Poder emendar os erros que cometeu. Poder fazer outro final. De preferência
feliz. Mas isto é tudo uma ilusão. Nada disto vai acontecer, mas custa-lhe
acreditar nisso. Esta ilusão toda prende-a aos poucos. E cada vez mais. Repetir
tudo again and again, sem fim, dentro
daquela cabecinha. Ter o coração sempre sufocado com toda esta situação. Não
lhe permite ser completamente feliz. Não lhe permite ser completamente livre.
Não lhe permite gozar completamente todos os momentos que a vida lhe traz a
cada dia. Um dia ela vai ter que mudar. Mas ela pensa que não consegue.

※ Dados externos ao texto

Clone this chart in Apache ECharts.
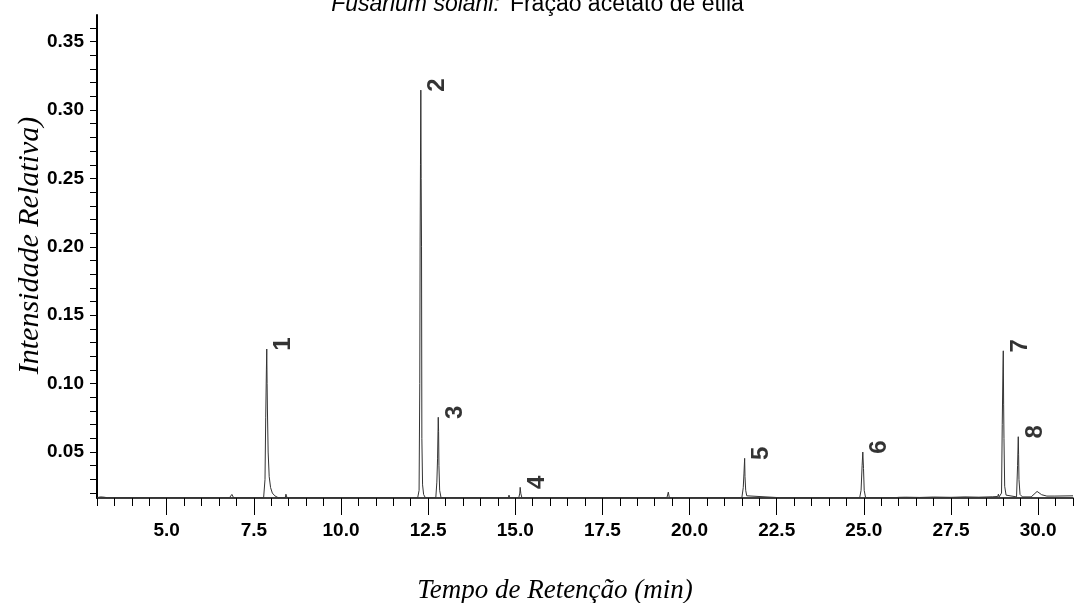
<!DOCTYPE html>
<html><head><meta charset="utf-8">
<script src="https://cdn.jsdelivr.net/npm/echarts@6/dist/echarts.min.js"></script>
<style>html,body{margin:0;padding:0;background:#fff}#c{width:1075px;height:603px}</style>
</head><body><div id="c"></div>
<script>
// Chromatogram trace (retention time in min, relative intensity)
const times = [3.00,3.10,3.15,3.20,3.30,6.80,6.87,6.92,7.28,7.30,7.32,7.78,7.82,7.84,7.86,7.87,7.88,7.89,7.91,7.94,7.98,8.03,8.10,8.20,8.40,8.42,8.45,10.68,10.70,10.72,
  12.20,12.24,12.26,12.27,12.28,12.29,12.30,12.31,12.32,12.34,12.37,12.42,12.72,12.75,12.77,12.79,12.80,12.81,12.83,12.87,
  14.80,14.82,14.84,15.10,15.13,15.14,15.16,15.19,19.35,19.39,19.42,21.15,21.17,21.19,21.50,21.54,21.56,21.58,21.59,21.61,21.64,21.68,
  22.61,22.63,22.65,24.88,24.92,24.95,24.97,24.99,25.01,25.05,25.90,26.00,26.20,26.60,27.00,27.50,27.90,28.30,28.70,28.84,28.86,28.88,
  28.95,28.97,28.99,29.00,29.01,29.02,29.04,29.08,29.12,29.38,29.41,29.43,29.44,29.45,29.48,29.55,29.80,29.97,30.10,30.25,30.48,30.50,30.52,31.00];
const intensity = [0.0166,0.0172,0.0180,0.0170,0.0166,0.0166,0.0190,0.0166,0.0166,0.0172,0.0166,0.0166,0.030,0.075,0.110,0.1253,0.100,0.080,0.050,0.032,0.024,0.020,0.018,0.0166,0.0166,0.0192,0.0166,0.0166,0.0175,0.0166,
  0.0166,0.022,0.10,0.205,0.26,0.3146,0.25,0.20,0.06,0.026,0.019,0.0166,0.0166,0.028,0.045,0.0754,0.065,0.040,0.022,0.0166,
  0.0166,0.0185,0.0166,0.0166,0.0200,0.0242,0.0195,0.0166,0.0166,0.0207,0.0166,0.0166,0.0175,0.0166,0.0166,0.024,0.034,0.0454,0.032,0.022,0.018,0.0166,
  0.0166,0.0178,0.0166,0.0166,0.022,0.040,0.0500,0.038,0.022,0.0166,0.0166,0.0169,0.0170,0.0168,0.0171,0.0169,0.0172,0.0170,0.0173,0.0175,0.0192,0.0172,
  0.020,0.070,0.110,0.124,0.085,0.060,0.025,0.0185,0.0172,0.0172,0.040,0.0612,0.048,0.030,0.019,0.0172,0.0172,0.0212,0.0188,0.0178,0.0178,0.0188,0.0178,0.0180];

// Numbered peaks
const peakNames = ['1','2','3','4','5','6','7','8'];
const peakTimes = [7.87,12.29,12.79,15.14,21.58,24.97,29.00,29.43];
const peakValues = [0.1253,0.3146,0.0754,0.0242,0.0454,0.0500,0.124,0.0612];

// Axis ticks / labels
const xLabelValues = [5,7.5,10,12.5,15,17.5,20,22.5,25,27.5,30];
const xMinorTicks = [];
for (let i = 6; i <= 62; i++) xMinorTicks.push(i / 2);
const yLabelValues = [0.05,0.10,0.15,0.20,0.25,0.30,0.35];
const yTicks = [];
for (let i = 2; i <= 36; i++) yTicks.push(i / 100);

const trace = times.map((t, i) => [t, intensity[i]]);
const peaks = peakTimes.map((t, i) => ({ value: [t, peakValues[i]], name: peakNames[i] }));

const numFont = "'Liberation Sans',Arial,sans-serif";
const chart = echarts.init(document.getElementById('c'), null, { renderer: 'canvas' });
chart.setOption({
  animation: false,
  backgroundColor: '#ffffff',
  title: {
    text: '{i|Fusarium solani:}  {n|Fração acetato de etila}',
    left: 'center', top: -12,
    textStyle: {
      fontWeight: 'normal',
      rich: {
        i: { fontFamily: "'Liberation Sans',Arial,sans-serif", fontStyle: 'italic', fontWeight: 'normal', fontSize: 23, color: '#000' },
        n: { fontFamily: "'Liberation Sans',Arial,sans-serif", fontWeight: 'normal', fontSize: 23, color: '#000' }
      }
    }
  },
  grid: { left: 97, right: 2, top: 15, bottom: 105, containLabel: false, outerBoundsMode: 'none' },
  xAxis: [{
    type: 'value', min: 3, max: 31,
    splitLine: { show: false },
    axisLine: { show: true, lineStyle: { color: '#000', width: 1.5 } },
    axisTick: { show: true, customValues: xMinorTicks, length: 8, lineStyle: { color: '#000', width: 1 } },
    axisLabel: {
      customValues: xLabelValues, margin: 23,
      formatter: v => v.toFixed(1),
      fontFamily: numFont, fontWeight: 'bold', fontSize: 19, color: '#000'
    },
    name: 'Tempo de Retenção (min)', nameLocation: 'middle', nameGap: 79, nameMoveOverlap: false,
    nameTextStyle: { fontFamily: "'Liberation Serif','Times New Roman',serif", fontStyle: 'italic', fontSize: 27, color: '#000', padding: [0, 60, 0, 0] }
  }, {
    type: 'value', min: 3, max: 31, position: 'bottom',
    splitLine: { show: false },
    axisLine: { show: false },
    axisTick: { show: true, customValues: xLabelValues, length: 17, lineStyle: { color: '#000', width: 1 } },
    axisLabel: { show: false }
  }],
  yAxis: {
    type: 'value', min: 0.0164, max: 0.3695,
    splitLine: { show: false },
    axisLine: { show: true, lineStyle: { color: '#000', width: 2 } },
    axisTick: { show: true, customValues: yTicks, length: 7, lineStyle: { color: '#000', width: 1 } },
    axisLabel: {
      customValues: yLabelValues, margin: 13,
      formatter: v => v.toFixed(2),
      fontFamily: numFont, fontWeight: 'bold', fontSize: 19, color: '#000'
    },
    name: 'Intensidade Relativa)', nameLocation: 'middle', nameGap: 52, nameMoveOverlap: false,
    nameTextStyle: { fontFamily: "'Liberation Serif','Times New Roman',serif", fontStyle: 'italic', fontSize: 30, color: '#000', padding: [0, 0, 0, 22] }
  },
  series: [{
    type: 'line', data: trace, xAxisIndex: 0, showSymbol: false, symbol: 'none', smooth: false,
    lineStyle: { color: '#333', width: 1 }, silent: true, clip: true
  }, {
    type: 'scatter', data: peaks, xAxisIndex: 0, symbolSize: 0, silent: true,
    label: {
      show: true, position: 'inside', formatter: p => p.name, rotate: 90,
      offset: [5, 17], align: 'center', verticalAlign: 'middle',
      fontFamily: numFont, fontWeight: 'bold', fontSize: 24, color: '#000'
    }
  }]
});
</script></body></html>
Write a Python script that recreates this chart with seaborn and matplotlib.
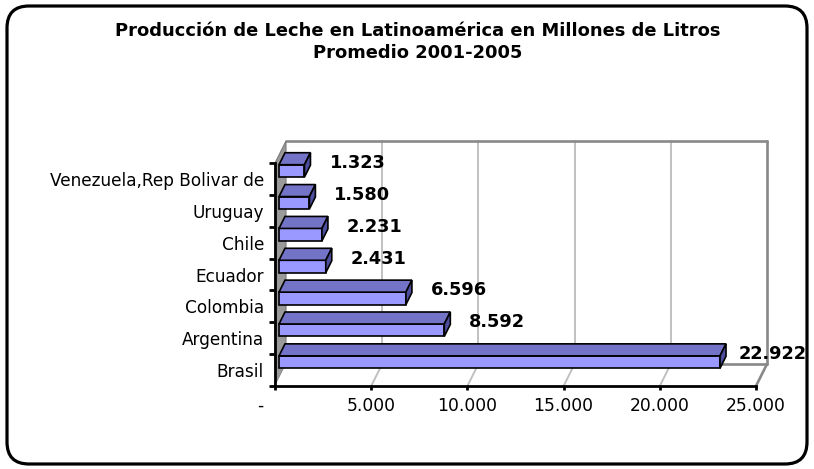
import numpy as np
import pandas as pd
import matplotlib
matplotlib.use("Agg")
import matplotlib.pyplot as plt
import seaborn as sns
from matplotlib.patches import Polygon, FancyBboxPatch
from matplotlib.lines import Line2D
from matplotlib.transforms import offset_copy, IdentityTransform, ScaledTranslation

# ---- data -------------------------------------------------------------
countries = ["Venezuela,Rep Bolivar de", "Uruguay", "Chile", "Ecuador",
             "Colombia", "Argentina", "Brasil"]
production = [1323, 1580, 2231, 2431, 6596, 8592, 22922]
x_ticks = [0, 5000, 10000, 15000, 20000, 25000]
x_tick_labels = ["-", "5.000", "10.000", "15.000", "20.000", "25.000"]
title_lines = ["Producción de Leche en Latinoamérica en Millones de Litros",
               "Promedio 2001-2005"]

# ---- styling ----------------------------------------------------------
W, H, DPI = 814, 469, 100
sns.set_theme(style="white")
plt.rcParams["font.family"] = ["DejaVu Sans"]

FRONT = "#9999FF"
TOP = "#7373C8"
SIDE = "#4D4D9E"
WALL_DEPTH = np.array([11.0, 22.0])   # pixels, depth of the 3-D box
BAR_SHIFT = np.array([4.0, 8.0])      # bars sit a little behind the front plane
BAR_DEPTH = np.array([6.0, 12.0])     # thickness of each 3-D bar

fig = plt.figure(figsize=(W / DPI, H / DPI), dpi=DPI)
fig.patch.set_facecolor("white")

# rounded chart border
fig.patches.append(FancyBboxPatch((7, 5), 800, 458,
                                  boxstyle="round,pad=0,rounding_size=22",
                                  transform=IdentityTransform(), fill=False,
                                  ec="black", lw=2.3, figure=fig))

for i, line in enumerate(title_lines):
    fig.text(418 / W, 1 - (31 + 22 * i) / H, line, ha="center", va="center",
             fontsize=12.9, fontweight="bold", color="black")

# front plane of the plot box
ax = fig.add_axes([275 / W, (H - 386) / H, 481 / W, 223 / H])
ax.set_facecolor("none")

df = pd.DataFrame({"country": countries, "litros": production})
sns.barplot(data=df, x="litros", y="country", orient="h", color=FRONT,
            saturation=1, edgecolor="black", linewidth=1.2, width=0.39,
            ax=ax, zorder=3)

n = len(countries)
ax.set_xlim(x_ticks[0], x_ticks[-1])
ax.set_ylim(n - 0.5, -0.5)
ax.set_xlabel("")
ax.set_ylabel("")


def px(x, y):
    return ax.transData.transform((x, y))


def poly(points, **kw):
    p = Polygon(np.array(points), closed=True, transform=IdentityTransform(),
                clip_on=False, **kw)
    ax.add_patch(p)
    return p


def seg(a, b, **kw):
    ln = Line2D([a[0], b[0]], [a[1], b[1]], transform=IdentityTransform(),
                clip_on=False, **kw)
    ax.add_line(ln)


x0, x1 = x_ticks[0], x_ticks[-1]
yb, yt = n - 0.5, -0.5
D = WALL_DEPTH

# back wall with vertical gridlines
poly([px(x0, yb) + D, px(x1, yb) + D, px(x1, yt) + D, px(x0, yt) + D],
     fc="white", ec="none", zorder=0.5)
for t in x_ticks[1:-1]:
    seg(px(t, yb) + D, px(t, yt) + D, color="#C0C0C0", lw=1.4, zorder=0.6)
seg(px(x0, yt) + D, px(x1, yt) + D, color="#888888", lw=1.9, zorder=0.7)
seg(px(x1, yt) + D, px(x1, yb) + D, color="#888888", lw=1.9, zorder=0.7)

# left side wall
poly([px(x0, yb), px(x0, yt), px(x0, yt) + D, px(x0, yb) + D],
     fc="#9A9A9A", ec="#7A7A7A", lw=0.8, zorder=0.8)

# floor
poly([px(x0, yb), px(x1, yb), px(x1, yb) + D, px(x0, yb) + D],
     fc="white", ec="none", zorder=0.9)
for t in x_ticks[1:-1]:
    seg(px(t, yb), px(t, yb) + D, color="#C0C0C0", lw=1.4, zorder=1.0)
seg(px(x0, yb) + D, px(x1, yb) + D, color="#888888", lw=1.9, zorder=1.1)
seg(px(x1, yb), px(x1, yb) + D, color="#888888", lw=1.9, zorder=1.1)

# 3-D bars: shifted front faces plus top and end faces
front_trans = offset_copy(ax.transData, fig=fig, x=BAR_SHIFT[0],
                          y=BAR_SHIFT[1], units="dots")
for bar in ax.patches[:]:
    if not hasattr(bar, "get_width") or bar.get_facecolor()[:3] == (1, 1, 1):
        continue
    bx, by, bw, bh = bar.get_x(), bar.get_y(), bar.get_width(), bar.get_height()
    bar.set_transform(front_trans)
    bar.set_clip_on(False)
    a = px(bx, by) + BAR_SHIFT
    b = px(bx + bw, by + bh) + BAR_SHIFT
    left, right = min(a[0], b[0]), max(a[0], b[0])
    top, bottom = max(a[1], b[1]), min(a[1], b[1])
    dx, dy = BAR_DEPTH
    poly([(left, top), (right, top), (right + dx, top + dy), (left + dx, top + dy)],
         fc=TOP, ec="black", lw=1.2, zorder=3)
    poly([(right, bottom), (right, top), (right + dx, top + dy), (right + dx, bottom + dy)],
         fc=SIDE, ec="black", lw=1.2, zorder=3)

# value labels
for i, v in enumerate(production):
    ax.annotate(f"{v:,}".replace(",", "."), xy=(v, i), xytext=(57, 16),
                textcoords="offset pixels", ha="center", va="center",
                fontsize=12.8, fontweight="bold", color="black",
                annotation_clip=False, zorder=5)

# axes lines and ticks
for s in ["top", "right"]:
    ax.spines[s].set_visible(False)
for s in ["left", "bottom"]:
    ax.spines[s].set_color("black")
    ax.spines[s].set_linewidth(2.0)
    ax.spines[s].set_zorder(4)

ax.set_yticks(np.arange(-0.5, n, 1.0), labels=[""] * (n + 1))
ax.set_yticks(np.arange(n), labels=countries, minor=True)
ax.tick_params(axis="y", which="major", length=4, width=2, color="black",
               left=True)
ax.tick_params(axis="y", which="minor", length=0, pad=8, labelsize=12.2,
               labelcolor="black", left=True)

ax.set_xticks(x_ticks, labels=x_tick_labels)
ax.tick_params(axis="x", which="major", length=3, width=2, color="black",
               bottom=True, pad=5, labelsize=12.3, labelcolor="black")
ax.get_xticklabels()[0].set_transform(
    ax.get_xticklabels()[0].get_transform()
    + ScaledTranslation(-15 / DPI, 0, fig.dpi_scale_trans))
ax.grid(False)

fig.savefig("out.png", dpi=DPI, facecolor="white")
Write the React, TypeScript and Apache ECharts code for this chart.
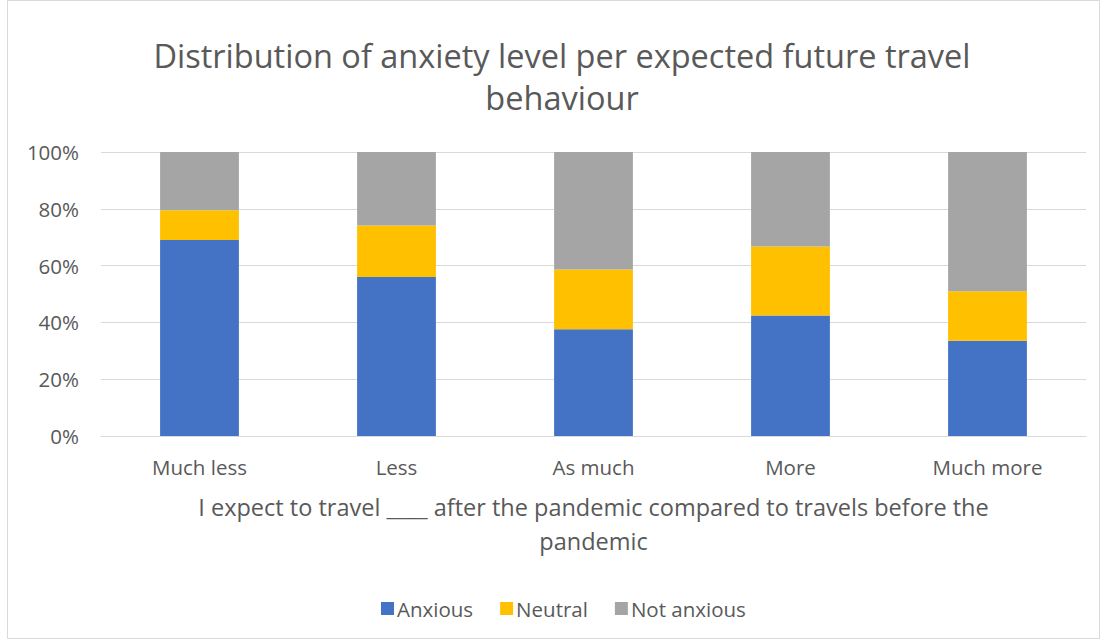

Ela
está presa.
deixa-me-feliz#8
. jantaradas com novas e fantásticas pessoas
. ter dias em que ao chegar ao fim do dia estou contente e
penso: não estava à espera que fosse assim quando acordei
estória§153
Parece que estava lá de visita. Juntamente com mais pessoas. Ele
chegou e foi cumprimentá-la. Disseram ‘Olá’ e ela desviou a cara de modo a que
ele a beijasse na bochecha. Ele ficou algo admirado e questionou-a. Ela
encolheu os ombros. Ele virou-se e saiu-lhe da boca as palavras ‘Se fosse o
outro, não fazias isso’. Ela ripostou ‘então arranja outra’ e virou costas. Foi
à casa de banho. Tinha que andar em picos dos pés, o chão estava imundo.
Passado um bocado ele entrou e disse-lhe algo ‘Não pode ser assim’. Ela olhou
para ele, abraçaram-se e ele pegou-a ao colo. Foi um abraço apertado e que
ambos estavam a precisar. Ele perguntou ‘O que tens? O que se passou?’. Ela
respondeu ‘Tenho medo’. Ela tinha medo que não fosse verdade. Ele inclinou-se
para a beijar e ela não desviou a cara. Entretanto ouviram barulhos vindos da
sala e saíram da casa de banho. Entretanto, tudo se esfumou, como um sonho.